Che cos’è che fa di un uomo un uomo? Forse le sue origini, o il modo in cui nasce alla vita? Io credo che ciò che fa di un uomo un uomo…. sono le scelte che fa: non come comincia le cose, ma il modo in cui decide di finirle.
Che cos’è che fa di un uomo un uomo? Forse le sue origini, o il modo in cui nasce alla vita? Io credo che ciò che fa di un uomo un uomo…. sono le scelte che fa: non come comincia le cose, ma il modo in cui decide di finirle.
Credo che nella vita di noi allenatori sia “fisici” che “mentali” a tutti siano capitate situazioni in cui riconosciamo un altissimo potenziale a persone che manifestano la voglia di “smettere”.

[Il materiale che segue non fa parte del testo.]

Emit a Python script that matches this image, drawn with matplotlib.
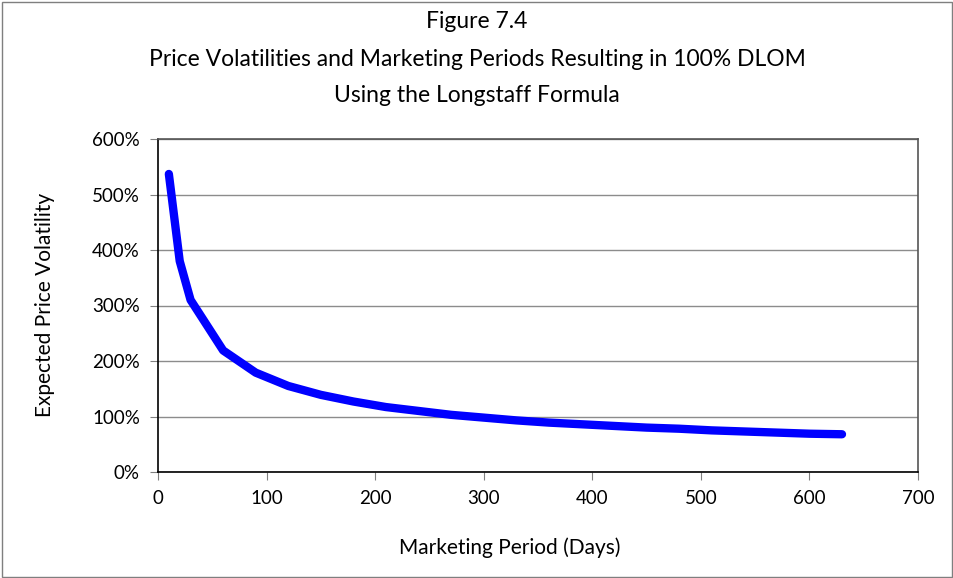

Come dovrebbe comportarsi un coach in queste situazioni?
Dovrebbe pensare solo al bene degli atleti, o pensare a livello di collettivo oppure individuale? Oppure ancora, pensare all’autorealizzazione di se stesso? In ogni caso, in ciascuna delle ipotesi sopra elencate: che scelta fare? Come comportarsi? Cosa dire?
Vorrei portare un esempio che a mio parere calza molto. Alcuni anni fa mi è capitato di arrivare in una squadra (stiamo parlando di nuoto agonistico) come capo allenatore e, rendendomi conto del potenziale di ognuno dei componenti della squadra, ho individuato un ragazzo che secondo me aveva un talento impressionante!
Benchè l’allenatore precedente non fosse riuscito a valorizzarlo, in un paio di stagioni siamo arrivati a vincere due medaglie ai Campionati Nazionali Giovanili che gli sono valsi la convocazione in Nazionale giovanile per una competizione europea, nella quale ha portato a casa ben tre medaglie.
Fin qui tutto benissimo ma, poi sono arrivati i problemi. In primis fisici, pare che l’eccessivo stress legato agli ultimi 4 mesi gli abbia scombussolato i valori pressori e quindi è stato messo sotto stretta osservazione.
Dopo poco sono sopraggiunti anche degli ostacoli mentali: il ragazzo ha esordito nella nuova stagione dicendo “Quello che potevo fare nel nuoto l’ho già ottenuto”. A parer suo non aveva più senso continuare.
Aiutato dal padre commisi un errore che nessun allenatore dovrebbe fare: ho insistito, l’ho spinto e quasi forzato ad andare avanti. Pensavo che il ragazzo avesse ancora molto da dare nel nuoto… o era solo il mio ego che non voleva perdere il suo quarto d’ora di notorietà?
Fatto sta che a metà stagione ha cominciato a saltare gli allenamenti per settimane intere.
Io ero arrabbiatissimo, non ci stavo a questo gioco!
Fortunatamente ho capito e ho pensato alla sua vita e al suo bene: l’ho chiamato e gli ho detto, da amico, che secondo me doveva smettere con il nuoto e dedicarsi ad altro.
E così ha fatto, risollevato, perchè avevo preso io una decisione che evidentemente non riusciva a prendere da solo.
Alla luce di tutto ciò, suggerisco ai miei colleghi di provare a guardare sempre le cose da una distanza maggiore e cercare di guardare oggettivamente il quadro complessivo: è davvero sempre giusto insistere in nome del senso del dovere, in nome del portare a termine qualcosa o in nome del dare sempre il massimo e non arrendersi mai?
Non ci sono forse delle circostanze in cui la scelta più giusta e più coraggiosa è quella di lasciar andare, smettere, cambiare?
Il mental coach sportivo sa riconoscere i segnali e sa portare l’atleta ad ammettere con se stesso e con gli altri cosa davvero vuole per il proprio bene.
Un buon “coach” fisico o mentale che sia non può prescindere dal leggere, decifrare, capire ed essere in grado di attuare le giuste misure che vadano tutte in direzione del benessere della persona, senza che siano influenzate da fattori che possano ledere questa “coscienzialità” che ognuno di noi dovrebbe mettere al primo posto della scala dei propri valori.